[Source material start]

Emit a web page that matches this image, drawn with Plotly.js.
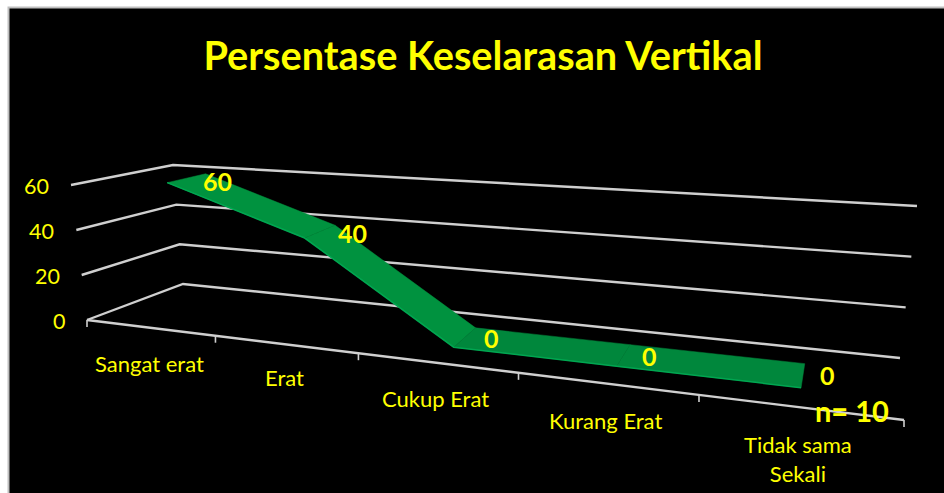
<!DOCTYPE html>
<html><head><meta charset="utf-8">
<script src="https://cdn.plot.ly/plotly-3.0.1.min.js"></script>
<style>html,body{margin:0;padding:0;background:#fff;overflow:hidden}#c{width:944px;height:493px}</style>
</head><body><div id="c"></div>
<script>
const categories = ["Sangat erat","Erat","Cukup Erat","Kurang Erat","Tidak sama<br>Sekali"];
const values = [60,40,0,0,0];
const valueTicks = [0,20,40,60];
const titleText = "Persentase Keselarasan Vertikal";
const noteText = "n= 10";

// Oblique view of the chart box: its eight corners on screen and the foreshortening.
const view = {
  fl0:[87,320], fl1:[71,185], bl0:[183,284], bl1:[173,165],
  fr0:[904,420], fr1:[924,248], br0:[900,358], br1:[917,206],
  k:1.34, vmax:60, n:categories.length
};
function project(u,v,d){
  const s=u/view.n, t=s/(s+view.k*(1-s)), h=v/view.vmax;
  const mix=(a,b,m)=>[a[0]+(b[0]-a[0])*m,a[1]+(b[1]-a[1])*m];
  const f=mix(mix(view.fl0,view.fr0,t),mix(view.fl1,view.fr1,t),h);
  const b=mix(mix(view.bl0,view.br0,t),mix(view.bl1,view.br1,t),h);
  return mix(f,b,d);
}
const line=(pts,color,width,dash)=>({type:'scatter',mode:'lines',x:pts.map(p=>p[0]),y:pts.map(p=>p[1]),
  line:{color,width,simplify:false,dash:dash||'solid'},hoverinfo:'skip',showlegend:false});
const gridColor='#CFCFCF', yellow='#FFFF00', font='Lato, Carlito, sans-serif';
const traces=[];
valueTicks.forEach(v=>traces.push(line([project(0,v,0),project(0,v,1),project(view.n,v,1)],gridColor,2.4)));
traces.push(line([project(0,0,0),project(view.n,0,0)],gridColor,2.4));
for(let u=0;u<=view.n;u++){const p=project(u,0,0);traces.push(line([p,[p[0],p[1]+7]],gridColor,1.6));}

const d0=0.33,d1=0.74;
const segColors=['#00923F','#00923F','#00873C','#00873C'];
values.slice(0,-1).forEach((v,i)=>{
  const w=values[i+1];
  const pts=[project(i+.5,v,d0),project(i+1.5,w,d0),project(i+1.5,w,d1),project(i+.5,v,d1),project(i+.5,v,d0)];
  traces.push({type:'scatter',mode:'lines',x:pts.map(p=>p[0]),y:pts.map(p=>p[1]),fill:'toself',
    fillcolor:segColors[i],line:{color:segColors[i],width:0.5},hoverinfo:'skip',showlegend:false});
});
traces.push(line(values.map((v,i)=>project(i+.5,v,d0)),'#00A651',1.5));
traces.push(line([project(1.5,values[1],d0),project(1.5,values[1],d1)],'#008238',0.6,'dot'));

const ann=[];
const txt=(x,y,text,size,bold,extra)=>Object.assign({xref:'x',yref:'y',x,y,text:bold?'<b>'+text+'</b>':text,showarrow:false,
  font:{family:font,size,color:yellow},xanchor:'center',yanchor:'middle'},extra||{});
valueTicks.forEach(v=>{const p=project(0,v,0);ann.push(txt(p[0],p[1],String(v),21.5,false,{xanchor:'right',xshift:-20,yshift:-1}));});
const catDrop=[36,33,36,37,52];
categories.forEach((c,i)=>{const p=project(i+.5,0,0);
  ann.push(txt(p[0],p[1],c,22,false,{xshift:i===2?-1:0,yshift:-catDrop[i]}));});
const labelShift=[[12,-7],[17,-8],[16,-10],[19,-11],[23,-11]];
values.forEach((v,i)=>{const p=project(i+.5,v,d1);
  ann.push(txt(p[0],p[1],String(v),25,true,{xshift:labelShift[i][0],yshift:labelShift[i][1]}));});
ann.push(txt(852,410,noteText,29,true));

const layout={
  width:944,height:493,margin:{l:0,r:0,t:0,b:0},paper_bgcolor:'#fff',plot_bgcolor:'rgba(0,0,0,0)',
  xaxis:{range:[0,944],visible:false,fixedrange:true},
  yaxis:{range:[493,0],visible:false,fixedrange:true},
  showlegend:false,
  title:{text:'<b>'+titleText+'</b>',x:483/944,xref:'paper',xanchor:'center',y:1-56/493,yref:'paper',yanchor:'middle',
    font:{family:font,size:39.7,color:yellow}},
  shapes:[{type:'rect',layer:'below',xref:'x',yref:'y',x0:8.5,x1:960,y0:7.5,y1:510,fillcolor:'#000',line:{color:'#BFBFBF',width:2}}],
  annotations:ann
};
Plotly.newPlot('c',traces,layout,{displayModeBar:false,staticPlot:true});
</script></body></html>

[Source material end]

## Requirement
Would you set down the listing exactly, omitting pictures?

## Exercise answer
Emit a web page that matches this image, drawn with Plotly.js.
<!DOCTYPE html>
<html><head><meta charset="utf-8">
<script src="https://cdn.plot.ly/plotly-3.0.1.min.js"></script>
<style>html,body{margin:0;padding:0;background:#fff;overflow:hidden}#c{width:944px;height:493px}</style>
</head><body><div id="c"></div>
<script>
const categories = ["Sangat erat","Erat","Cukup Erat","Kurang Erat","Tidak sama<br>Sekali"];
const values = [60,40,0,0,0];
const valueTicks = [0,20,40,60];
const titleText = "Persentase Keselarasan Vertikal";
const noteText = "n= 10";

// Oblique view of the chart box: its eight corners on screen and the foreshortening.
const view = {
  fl0:[87,320], fl1:[71,185], bl0:[183,284], bl1:[173,165],
  fr0:[904,420], fr1:[924,248], br0:[900,358], br1:[917,206],
  k:1.34, vmax:60, n:categories.length
};
function project(u,v,d){
  const s=u/view.n, t=s/(s+view.k*(1-s)), h=v/view.vmax;
  const mix=(a,b,m)=>[a[0]+(b[0]-a[0])*m,a[1]+(b[1]-a[1])*m];
  const f=mix(mix(view.fl0,view.fr0,t),mix(view.fl1,view.fr1,t),h);
  const b=mix(mix(view.bl0,view.br0,t),mix(view.bl1,view.br1,t),h);
  return mix(f,b,d);
}
const line=(pts,color,width,dash)=>({type:'scatter',mode:'lines',x:pts.map(p=>p[0]),y:pts.map(p=>p[1]),
  line:{color,width,simplify:false,dash:dash||'solid'},hoverinfo:'skip',showlegend:false});
const gridColor='#CFCFCF', yellow='#FFFF00', font='Lato, Carlito, sans-serif';
const traces=[];
valueTicks.forEach(v=>traces.push(line([project(0,v,0),project(0,v,1),project(view.n,v,1)],gridColor,2.4)));
traces.push(line([project(0,0,0),project(view.n,0,0)],gridColor,2.4));
for(let u=0;u<=view.n;u++){const p=project(u,0,0);traces.push(line([p,[p[0],p[1]+7]],gridColor,1.6));}

const d0=0.33,d1=0.74;
const segColors=['#00923F','#00923F','#00873C','#00873C'];
values.slice(0,-1).forEach((v,i)=>{
  const w=values[i+1];
  const pts=[project(i+.5,v,d0),project(i+1.5,w,d0),project(i+1.5,w,d1),project(i+.5,v,d1),project(i+.5,v,d0)];
  traces.push({type:'scatter',mode:'lines',x:pts.map(p=>p[0]),y:pts.map(p=>p[1]),fill:'toself',
    fillcolor:segColors[i],line:{color:segColors[i],width:0.5},hoverinfo:'skip',showlegend:false});
});
traces.push(line(values.map((v,i)=>project(i+.5,v,d0)),'#00A651',1.5));
traces.push(line([project(1.5,values[1],d0),project(1.5,values[1],d1)],'#008238',0.6,'dot'));

const ann=[];
const txt=(x,y,text,size,bold,extra)=>Object.assign({xref:'x',yref:'y',x,y,text:bold?'<b>'+text+'</b>':text,showarrow:false,
  font:{family:font,size,color:yellow},xanchor:'center',yanchor:'middle'},extra||{});
valueTicks.forEach(v=>{const p=project(0,v,0);ann.push(txt(p[0],p[1],String(v),21.5,false,{xanchor:'right',xshift:-20,yshift:-1}));});
const catDrop=[36,33,36,37,52];
categories.forEach((c,i)=>{const p=project(i+.5,0,0);
  ann.push(txt(p[0],p[1],c,22,false,{xshift:i===2?-1:0,yshift:-catDrop[i]}));});
const labelShift=[[12,-7],[17,-8],[16,-10],[19,-11],[23,-11]];
values.forEach((v,i)=>{const p=project(i+.5,v,d1);
  ann.push(txt(p[0],p[1],String(v),25,true,{xshift:labelShift[i][0],yshift:labelShift[i][1]}));});
ann.push(txt(852,410,noteText,29,true));

const layout={
  width:944,height:493,margin:{l:0,r:0,t:0,b:0},paper_bgcolor:'#fff',plot_bgcolor:'rgba(0,0,0,0)',
  xaxis:{range:[0,944],visible:false,fixedrange:true},
  yaxis:{range:[493,0],visible:false,fixedrange:true},
  showlegend:false,
  title:{text:'<b>'+titleText+'</b>',x:483/944,xref:'paper',xanchor:'center',y:1-56/493,yref:'paper',yanchor:'middle',
    font:{family:font,size:39.7,color:yellow}},
  shapes:[{type:'rect',layer:'below',xref:'x',yref:'y',x0:8.5,x1:960,y0:7.5,y1:510,fillcolor:'#000',line:{color:'#BFBFBF',width:2}}],
  annotations:ann
};
Plotly.newPlot('c',traces,layout,{displayModeBar:false,staticPlot:true});
</script></body></html>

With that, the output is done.